I'd change to DT40 (or if your ambient air temps are high enough maybe even DT50 or FR50) and just monitor it. You'll want to make sure you check fuel trims, check for vacuum leaks, and anything else that might be contributing to this issue.
I've seen engines with scoring at this level go quite a long time assuming any other issues have been corrected and the oils mentioned above are used until it gets bad enough that you have to take it off the road. You'll know when it's bad when wear levels jump and oil consumption starts to rapidly increase, coupled with piston noise and sooty tail pipe.
I'd change to DT40 (or if your ambient air temps are high enough maybe even DT50 or FR50) and just monitor it.
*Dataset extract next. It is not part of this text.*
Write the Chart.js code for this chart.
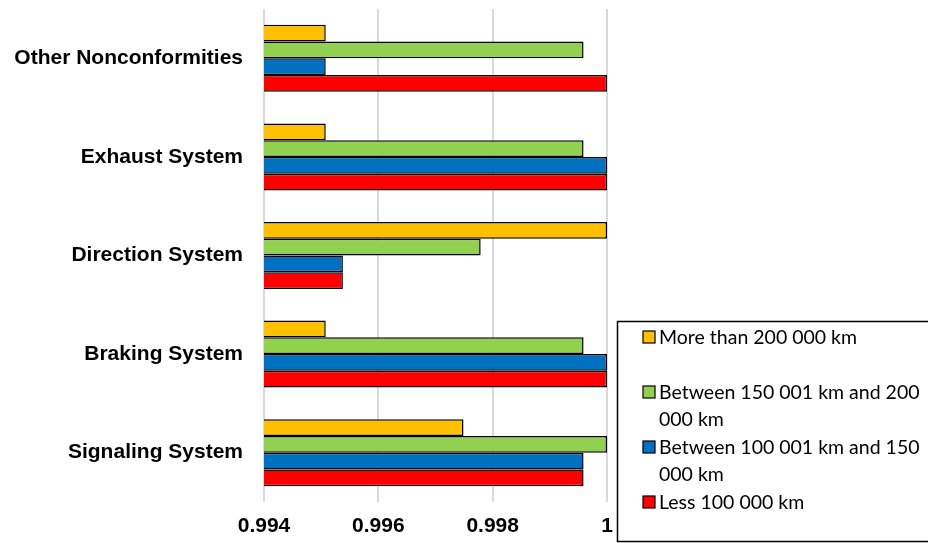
<!DOCTYPE html>
<html>
<head>
<meta charset="utf-8">
<script src="https://cdn.jsdelivr.net/npm/chart.js@4/dist/chart.umd.min.js"></script>
<style>
  html, body { margin: 0; padding: 0; background: #ffffff; }
  #wrap { width: 928px; height: 543px; }
</style>
</head>
<body>
<div id="wrap"><canvas id="c" width="928" height="543"></canvas></div>
<script>
// Vehicle systems, top to bottom
const categories = ['Other Nonconformities', 'Exhaust System', 'Direction System', 'Braking System', 'Signaling System'];

// Mileage groups
const seriesNames = [
  'More than 200 000 km',
  'Between 150 001 km and 200 000 km',
  'Between 100 001 km and 150 000 km',
  'Less 100 000 km'
];

// Values per system, one list per mileage group
const over200k       = [0.99508, 0.99508, 1.00000, 0.99508, 0.99749];
const from150kTo200k = [0.99959, 0.99959, 0.99779, 0.99959, 1.00000];
const from100kTo150k = [0.99508, 1.00000, 0.99538, 1.00000, 0.99959];
const under100k      = [1.00000, 1.00000, 0.99538, 1.00000, 0.99959];

const seriesColors = ['#FFC000', '#92D050', '#0070C0', '#FF0000'];
const xTickLabels = ['0.994', '0.996', '0.998', '1'];

const seriesValues = [over200k, from150kTo200k, from100kTo150k, under100k];

// Boxed legend on the lower right, each entry gets a two-line slot
const boxLegend = {
  id: 'boxLegend',
  afterDraw(chart) {
    const ctx = chart.ctx;
    ctx.save();
    ctx.strokeStyle = '#000000';
    ctx.lineWidth = 1.5;
    ctx.strokeRect(617.5, 321.5, 330, 220);
    ctx.font = '19.5px Lato';
    ctx.textBaseline = 'middle';
    ctx.textAlign = 'left';
    const textX = 659, maxW = 266, slot = 55, lineH = 26.5;
    chart.data.datasets.forEach((ds, i) => {
      const y0 = 337 + i * slot;
      // wrap label into lines
      const words = ds.label.split(' ');
      const lines = [];
      let cur = '';
      words.forEach(w => {
        const test = cur ? cur + ' ' + w : w;
        if (ctx.measureText(test).width > maxW && cur) { lines.push(cur); cur = w; }
        else cur = test;
      });
      if (cur) lines.push(cur);
      ctx.fillStyle = ds.backgroundColor;
      ctx.fillRect(643, y0 - 6, 12, 12);
      ctx.lineWidth = 1.2;
      ctx.strokeRect(643, y0 - 6, 12, 12);
      ctx.fillStyle = '#000000';
      lines.forEach((ln, k) => ctx.fillText(ln, textX, y0 + k * lineH + 1));
    });
    ctx.restore();
  }
};

new Chart(document.getElementById('c'), {
  type: 'bar',
  data: {
    labels: categories,
    datasets: seriesNames.map((name, i) => ({
      label: name,
      data: seriesValues[i],
      backgroundColor: seriesColors[i],
      borderColor: '#000000',
      borderWidth: 1.5,
      borderSkipped: false,
      categoryPercentage: 0.68,
      barPercentage: 1.0
    }))
  },
  options: {
    indexAxis: 'y',
    responsive: false,
    animation: false,
    layout: { padding: { top: 9, right: 321, bottom: 0, left: 0 } },
    plugins: {
      legend: { display: false },
      tooltip: { enabled: false }
    },
    scales: {
      x: {
        min: 0.994,
        max: 1,
        ticks: {
          stepSize: 0.002,
          padding: 12,
          color: '#000000',
          font: { family: 'Liberation Sans', size: 21, weight: 'bold' },
          callback: (v, i) => xTickLabels[i]
        },
        grid: { color: '#d9d9d9', lineWidth: 2, drawTicks: false },
        border: { display: false },
        afterFit(scale) { scale.height = 41; }
      },
      y: {
        ticks: {
          padding: 21,
          color: '#000000',
          font: { family: 'Liberation Sans', size: 21, weight: 'bold' }
        },
        grid: { display: false, drawTicks: false },
        border: { display: false },
        afterFit(scale) {
          scale.width = 264;
          scale.paddingTop = 0;
          scale.paddingBottom = 0;
        }
      }
    }
  },
  plugins: [boxLegend]
});
</script>
</body>
</html>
You'll want to make sure you check fuel trims, check for vacuum leaks, and anything else that might be contributing to this issue.
I've seen engines with scoring at this level go quite a long time assuming any other issues have been corrected and the oils mentioned above are used until it gets bad enough that you have to take it off the road. You'll know when it's bad when wear levels jump and oil consumption starts to rapidly increase, coupled with piston noise and sooty tail pipe.
Unfortunately I can't justify a rebuild with Nickies if it still has some usable life & value left. Probably best for me to cash out now, and save up hoping I can (realistically) afford an air-cooled car several years down the road. I know the Nickies rebuild will be worth it to someone else though.
Will definitely share with the group.